Your task is to transcribe all of the records exactly and leave out the pictures.

═══ DATA SECTION ═══

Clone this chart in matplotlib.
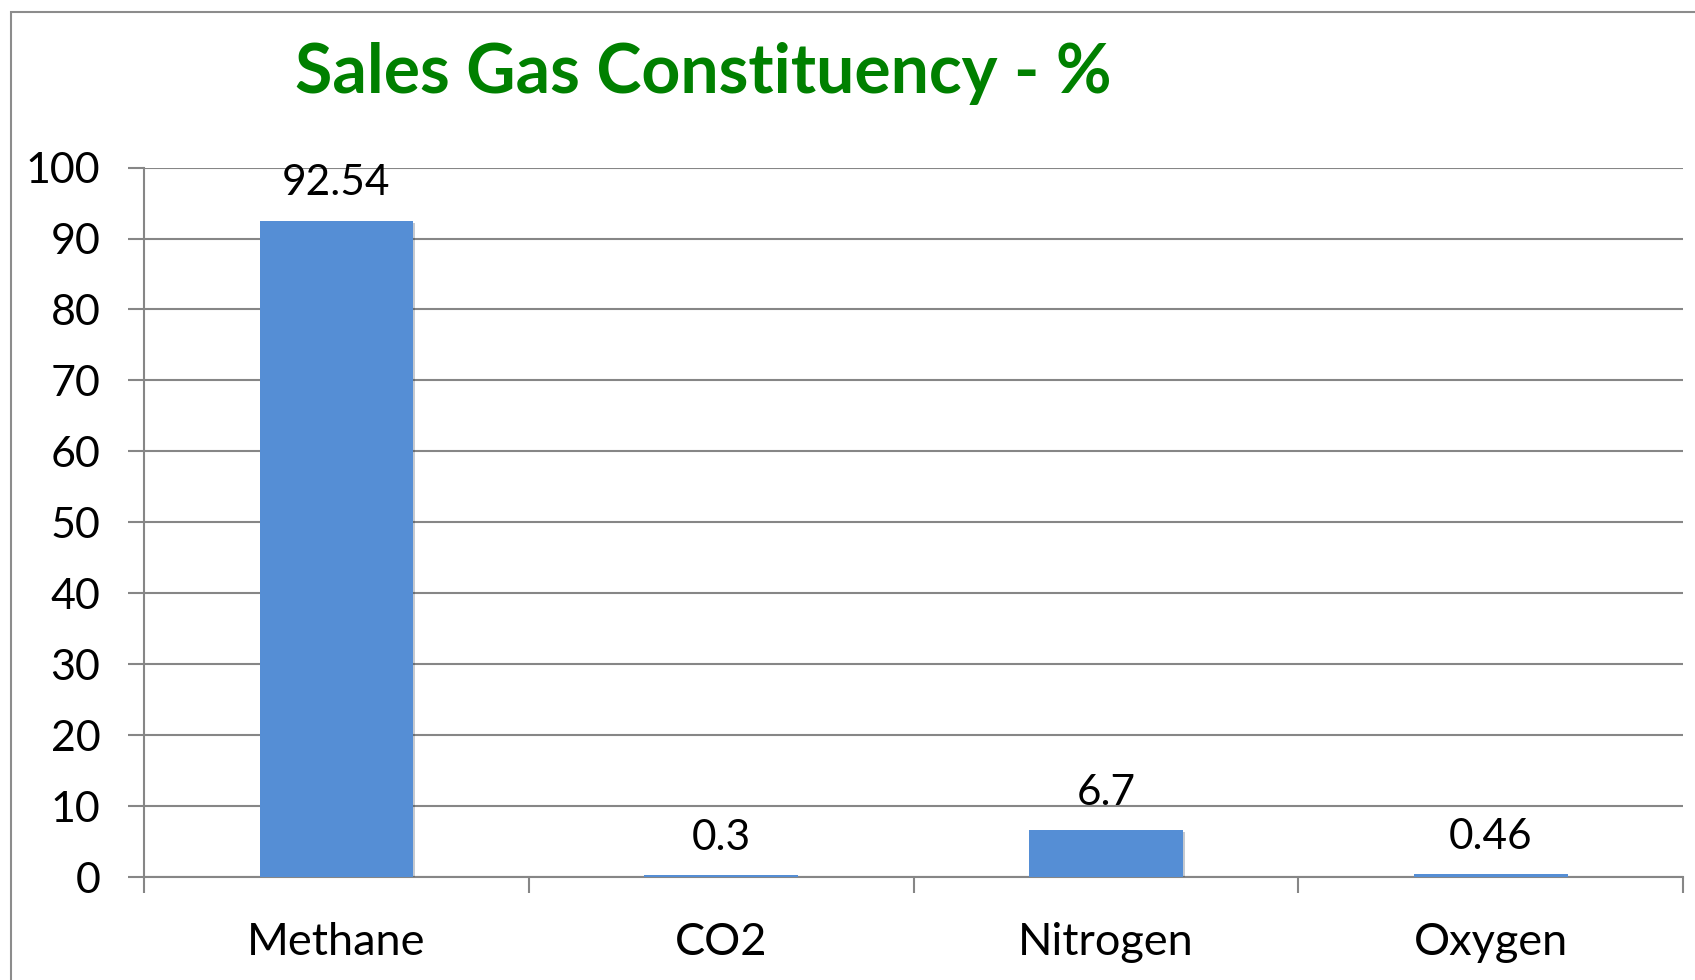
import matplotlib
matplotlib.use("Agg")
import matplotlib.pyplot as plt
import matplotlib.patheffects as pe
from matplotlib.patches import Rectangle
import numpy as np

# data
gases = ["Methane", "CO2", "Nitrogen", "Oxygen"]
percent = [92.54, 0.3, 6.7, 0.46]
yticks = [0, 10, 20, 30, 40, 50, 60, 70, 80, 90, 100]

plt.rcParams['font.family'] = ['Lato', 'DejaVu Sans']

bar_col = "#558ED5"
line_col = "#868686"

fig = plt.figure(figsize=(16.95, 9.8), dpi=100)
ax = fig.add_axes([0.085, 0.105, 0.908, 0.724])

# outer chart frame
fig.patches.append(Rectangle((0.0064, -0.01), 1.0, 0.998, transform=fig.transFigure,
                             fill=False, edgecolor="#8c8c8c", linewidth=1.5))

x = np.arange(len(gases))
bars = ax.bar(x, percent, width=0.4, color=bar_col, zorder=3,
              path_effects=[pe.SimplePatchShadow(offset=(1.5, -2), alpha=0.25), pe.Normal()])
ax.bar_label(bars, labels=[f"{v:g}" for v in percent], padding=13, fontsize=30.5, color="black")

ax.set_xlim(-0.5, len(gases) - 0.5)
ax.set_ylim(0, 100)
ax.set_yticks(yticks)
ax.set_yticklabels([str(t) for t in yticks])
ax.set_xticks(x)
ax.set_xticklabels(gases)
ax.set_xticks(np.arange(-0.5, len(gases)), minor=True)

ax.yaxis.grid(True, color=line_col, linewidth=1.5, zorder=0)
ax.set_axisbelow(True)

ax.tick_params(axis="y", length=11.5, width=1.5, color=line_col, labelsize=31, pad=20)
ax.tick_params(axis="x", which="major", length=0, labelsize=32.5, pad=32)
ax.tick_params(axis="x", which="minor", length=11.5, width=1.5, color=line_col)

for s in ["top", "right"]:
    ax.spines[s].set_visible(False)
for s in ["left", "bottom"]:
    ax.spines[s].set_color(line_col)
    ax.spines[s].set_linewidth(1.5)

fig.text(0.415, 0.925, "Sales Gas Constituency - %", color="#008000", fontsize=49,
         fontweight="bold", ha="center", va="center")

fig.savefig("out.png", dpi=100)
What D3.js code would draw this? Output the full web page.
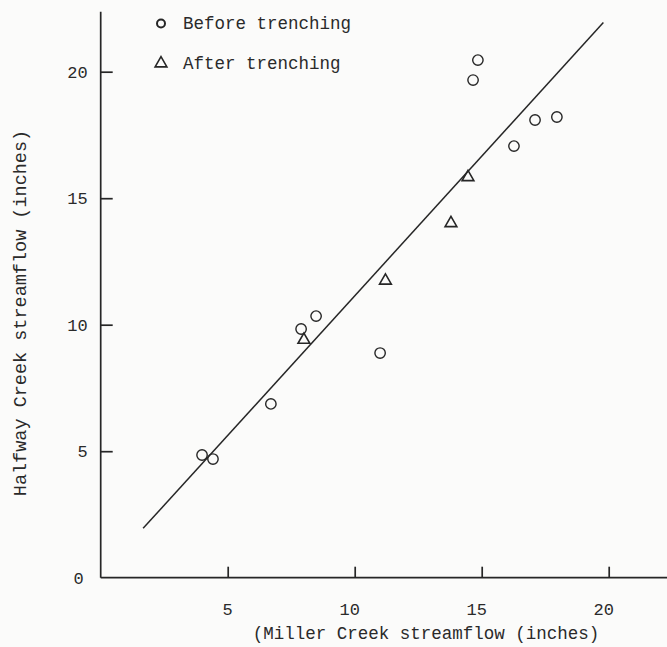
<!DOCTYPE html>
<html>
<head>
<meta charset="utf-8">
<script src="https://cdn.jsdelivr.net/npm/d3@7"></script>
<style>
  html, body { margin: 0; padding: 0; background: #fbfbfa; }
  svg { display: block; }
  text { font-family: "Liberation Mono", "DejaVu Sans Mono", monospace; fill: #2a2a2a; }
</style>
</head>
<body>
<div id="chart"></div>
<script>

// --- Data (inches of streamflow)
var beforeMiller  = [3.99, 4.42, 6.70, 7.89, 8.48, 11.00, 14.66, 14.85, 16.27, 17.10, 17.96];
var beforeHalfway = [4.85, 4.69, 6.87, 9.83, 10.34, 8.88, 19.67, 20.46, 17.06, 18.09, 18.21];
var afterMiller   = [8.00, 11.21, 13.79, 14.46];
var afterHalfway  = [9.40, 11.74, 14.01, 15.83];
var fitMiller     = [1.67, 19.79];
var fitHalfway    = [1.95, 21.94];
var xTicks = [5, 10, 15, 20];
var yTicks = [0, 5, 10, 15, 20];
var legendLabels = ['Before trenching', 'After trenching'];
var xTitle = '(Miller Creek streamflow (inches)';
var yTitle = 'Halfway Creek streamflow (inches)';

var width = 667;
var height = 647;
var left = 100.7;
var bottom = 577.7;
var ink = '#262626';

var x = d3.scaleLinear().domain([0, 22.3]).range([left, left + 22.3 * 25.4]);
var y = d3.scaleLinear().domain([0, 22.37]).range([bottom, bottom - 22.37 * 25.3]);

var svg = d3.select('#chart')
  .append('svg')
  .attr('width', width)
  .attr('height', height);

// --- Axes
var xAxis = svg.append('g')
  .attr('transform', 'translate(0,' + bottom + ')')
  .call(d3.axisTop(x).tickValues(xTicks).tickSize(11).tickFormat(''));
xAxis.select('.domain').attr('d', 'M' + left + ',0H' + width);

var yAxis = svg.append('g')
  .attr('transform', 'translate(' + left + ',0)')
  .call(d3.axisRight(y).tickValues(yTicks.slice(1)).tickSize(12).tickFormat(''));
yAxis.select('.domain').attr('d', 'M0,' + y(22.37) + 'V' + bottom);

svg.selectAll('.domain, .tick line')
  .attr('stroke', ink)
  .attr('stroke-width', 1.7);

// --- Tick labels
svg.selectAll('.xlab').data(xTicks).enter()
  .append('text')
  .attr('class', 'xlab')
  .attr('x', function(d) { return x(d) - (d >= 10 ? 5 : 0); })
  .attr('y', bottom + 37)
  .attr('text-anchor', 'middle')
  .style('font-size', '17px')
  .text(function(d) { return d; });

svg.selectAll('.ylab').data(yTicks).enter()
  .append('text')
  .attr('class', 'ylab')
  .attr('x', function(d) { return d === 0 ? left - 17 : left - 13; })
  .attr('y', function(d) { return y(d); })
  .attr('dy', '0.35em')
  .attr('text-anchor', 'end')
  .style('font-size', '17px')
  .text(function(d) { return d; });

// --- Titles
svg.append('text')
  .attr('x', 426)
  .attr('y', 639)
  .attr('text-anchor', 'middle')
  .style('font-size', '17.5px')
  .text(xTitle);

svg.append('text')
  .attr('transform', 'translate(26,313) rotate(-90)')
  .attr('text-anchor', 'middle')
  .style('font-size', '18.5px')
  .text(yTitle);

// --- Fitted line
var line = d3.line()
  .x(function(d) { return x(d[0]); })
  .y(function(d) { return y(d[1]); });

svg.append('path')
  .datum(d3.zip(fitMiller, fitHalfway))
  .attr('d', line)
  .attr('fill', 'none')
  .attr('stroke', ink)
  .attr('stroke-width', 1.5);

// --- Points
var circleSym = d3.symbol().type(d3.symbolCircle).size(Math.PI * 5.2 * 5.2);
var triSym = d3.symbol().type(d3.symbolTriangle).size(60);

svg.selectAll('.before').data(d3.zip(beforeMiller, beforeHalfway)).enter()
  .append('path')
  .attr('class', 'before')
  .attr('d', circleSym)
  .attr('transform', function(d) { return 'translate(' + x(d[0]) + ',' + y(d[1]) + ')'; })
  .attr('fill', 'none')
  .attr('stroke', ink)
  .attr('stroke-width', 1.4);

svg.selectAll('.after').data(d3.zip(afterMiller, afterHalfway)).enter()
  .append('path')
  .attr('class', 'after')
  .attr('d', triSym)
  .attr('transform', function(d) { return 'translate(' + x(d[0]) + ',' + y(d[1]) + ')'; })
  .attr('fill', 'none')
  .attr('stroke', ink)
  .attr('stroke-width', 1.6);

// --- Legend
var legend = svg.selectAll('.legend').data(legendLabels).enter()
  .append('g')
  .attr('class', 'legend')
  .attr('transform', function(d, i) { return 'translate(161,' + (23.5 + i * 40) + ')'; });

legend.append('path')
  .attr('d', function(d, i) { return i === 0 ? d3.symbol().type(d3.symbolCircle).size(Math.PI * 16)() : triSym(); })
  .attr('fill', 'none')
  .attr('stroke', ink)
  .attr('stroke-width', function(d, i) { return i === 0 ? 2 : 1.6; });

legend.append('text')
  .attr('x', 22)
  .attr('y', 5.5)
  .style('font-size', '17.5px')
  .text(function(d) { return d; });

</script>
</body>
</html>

═══

## REPLY TO THE EXERCISE
Clone this chart in matplotlib.
import matplotlib
matplotlib.use("Agg")
import matplotlib.pyplot as plt
import matplotlib.patheffects as pe
from matplotlib.patches import Rectangle
import numpy as np

# data
gases = ["Methane", "CO2", "Nitrogen", "Oxygen"]
percent = [92.54, 0.3, 6.7, 0.46]
yticks = [0, 10, 20, 30, 40, 50, 60, 70, 80, 90, 100]

plt.rcParams['font.family'] = ['Lato', 'DejaVu Sans']

bar_col = "#558ED5"
line_col = "#868686"

fig = plt.figure(figsize=(16.95, 9.8), dpi=100)
ax = fig.add_axes([0.085, 0.105, 0.908, 0.724])

# outer chart frame
fig.patches.append(Rectangle((0.0064, -0.01), 1.0, 0.998, transform=fig.transFigure,
                             fill=False, edgecolor="#8c8c8c", linewidth=1.5))

x = np.arange(len(gases))
bars = ax.bar(x, percent, width=0.4, color=bar_col, zorder=3,
              path_effects=[pe.SimplePatchShadow(offset=(1.5, -2), alpha=0.25), pe.Normal()])
ax.bar_label(bars, labels=[f"{v:g}" for v in percent], padding=13, fontsize=30.5, color="black")

ax.set_xlim(-0.5, len(gases) - 0.5)
ax.set_ylim(0, 100)
ax.set_yticks(yticks)
ax.set_yticklabels([str(t) for t in yticks])
ax.set_xticks(x)
ax.set_xticklabels(gases)
ax.set_xticks(np.arange(-0.5, len(gases)), minor=True)

ax.yaxis.grid(True, color=line_col, linewidth=1.5, zorder=0)
ax.set_axisbelow(True)

ax.tick_params(axis="y", length=11.5, width=1.5, color=line_col, labelsize=31, pad=20)
ax.tick_params(axis="x", which="major", length=0, labelsize=32.5, pad=32)
ax.tick_params(axis="x", which="minor", length=11.5, width=1.5, color=line_col)

for s in ["top", "right"]:
    ax.spines[s].set_visible(False)
for s in ["left", "bottom"]:
    ax.spines[s].set_color(line_col)
    ax.spines[s].set_linewidth(1.5)

fig.text(0.415, 0.925, "Sales Gas Constituency - %", color="#008000", fontsize=49,
         fontweight="bold", ha="center", va="center")

fig.savefig("out.png", dpi=100)
What D3.js code would draw this? Output the full web page.
<!DOCTYPE html>
<html>
<head>
<meta charset="utf-8">
<script src="https://cdn.jsdelivr.net/npm/d3@7"></script>
<style>
  html, body { margin: 0; padding: 0; background: #fbfbfa; }
  svg { display: block; }
  text { font-family: "Liberation Mono", "DejaVu Sans Mono", monospace; fill: #2a2a2a; }
</style>
</head>
<body>
<div id="chart"></div>
<script>

// --- Data (inches of streamflow)
var beforeMiller  = [3.99, 4.42, 6.70, 7.89, 8.48, 11.00, 14.66, 14.85, 16.27, 17.10, 17.96];
var beforeHalfway = [4.85, 4.69, 6.87, 9.83, 10.34, 8.88, 19.67, 20.46, 17.06, 18.09, 18.21];
var afterMiller   = [8.00, 11.21, 13.79, 14.46];
var afterHalfway  = [9.40, 11.74, 14.01, 15.83];
var fitMiller     = [1.67, 19.79];
var fitHalfway    = [1.95, 21.94];
var xTicks = [5, 10, 15, 20];
var yTicks = [0, 5, 10, 15, 20];
var legendLabels = ['Before trenching', 'After trenching'];
var xTitle = '(Miller Creek streamflow (inches)';
var yTitle = 'Halfway Creek streamflow (inches)';

var width = 667;
var height = 647;
var left = 100.7;
var bottom = 577.7;
var ink = '#262626';

var x = d3.scaleLinear().domain([0, 22.3]).range([left, left + 22.3 * 25.4]);
var y = d3.scaleLinear().domain([0, 22.37]).range([bottom, bottom - 22.37 * 25.3]);

var svg = d3.select('#chart')
  .append('svg')
  .attr('width', width)
  .attr('height', height);

// --- Axes
var xAxis = svg.append('g')
  .attr('transform', 'translate(0,' + bottom + ')')
  .call(d3.axisTop(x).tickValues(xTicks).tickSize(11).tickFormat(''));
xAxis.select('.domain').attr('d', 'M' + left + ',0H' + width);

var yAxis = svg.append('g')
  .attr('transform', 'translate(' + left + ',0)')
  .call(d3.axisRight(y).tickValues(yTicks.slice(1)).tickSize(12).tickFormat(''));
yAxis.select('.domain').attr('d', 'M0,' + y(22.37) + 'V' + bottom);

svg.selectAll('.domain, .tick line')
  .attr('stroke', ink)
  .attr('stroke-width', 1.7);

// --- Tick labels
svg.selectAll('.xlab').data(xTicks).enter()
  .append('text')
  .attr('class', 'xlab')
  .attr('x', function(d) { return x(d) - (d >= 10 ? 5 : 0); })
  .attr('y', bottom + 37)
  .attr('text-anchor', 'middle')
  .style('font-size', '17px')
  .text(function(d) { return d; });

svg.selectAll('.ylab').data(yTicks).enter()
  .append('text')
  .attr('class', 'ylab')
  .attr('x', function(d) { return d === 0 ? left - 17 : left - 13; })
  .attr('y', function(d) { return y(d); })
  .attr('dy', '0.35em')
  .attr('text-anchor', 'end')
  .style('font-size', '17px')
  .text(function(d) { return d; });

// --- Titles
svg.append('text')
  .attr('x', 426)
  .attr('y', 639)
  .attr('text-anchor', 'middle')
  .style('font-size', '17.5px')
  .text(xTitle);

svg.append('text')
  .attr('transform', 'translate(26,313) rotate(-90)')
  .attr('text-anchor', 'middle')
  .style('font-size', '18.5px')
  .text(yTitle);

// --- Fitted line
var line = d3.line()
  .x(function(d) { return x(d[0]); })
  .y(function(d) { return y(d[1]); });

svg.append('path')
  .datum(d3.zip(fitMiller, fitHalfway))
  .attr('d', line)
  .attr('fill', 'none')
  .attr('stroke', ink)
  .attr('stroke-width', 1.5);

// --- Points
var circleSym = d3.symbol().type(d3.symbolCircle).size(Math.PI * 5.2 * 5.2);
var triSym = d3.symbol().type(d3.symbolTriangle).size(60);

svg.selectAll('.before').data(d3.zip(beforeMiller, beforeHalfway)).enter()
  .append('path')
  .attr('class', 'before')
  .attr('d', circleSym)
  .attr('transform', function(d) { return 'translate(' + x(d[0]) + ',' + y(d[1]) + ')'; })
  .attr('fill', 'none')
  .attr('stroke', ink)
  .attr('stroke-width', 1.4);

svg.selectAll('.after').data(d3.zip(afterMiller, afterHalfway)).enter()
  .append('path')
  .attr('class', 'after')
  .attr('d', triSym)
  .attr('transform', function(d) { return 'translate(' + x(d[0]) + ',' + y(d[1]) + ')'; })
  .attr('fill', 'none')
  .attr('stroke', ink)
  .attr('stroke-width', 1.6);

// --- Legend
var legend = svg.selectAll('.legend').data(legendLabels).enter()
  .append('g')
  .attr('class', 'legend')
  .attr('transform', function(d, i) { return 'translate(161,' + (23.5 + i * 40) + ')'; });

legend.append('path')
  .attr('d', function(d, i) { return i === 0 ? d3.symbol().type(d3.symbolCircle).size(Math.PI * 16)() : triSym(); })
  .attr('fill', 'none')
  .attr('stroke', ink)
  .attr('stroke-width', function(d, i) { return i === 0 ? 2 : 1.6; });

legend.append('text')
  .attr('x', 22)
  .attr('y', 5.5)
  .style('font-size', '17.5px')
  .text(function(d) { return d; });

</script>
</body>
</html>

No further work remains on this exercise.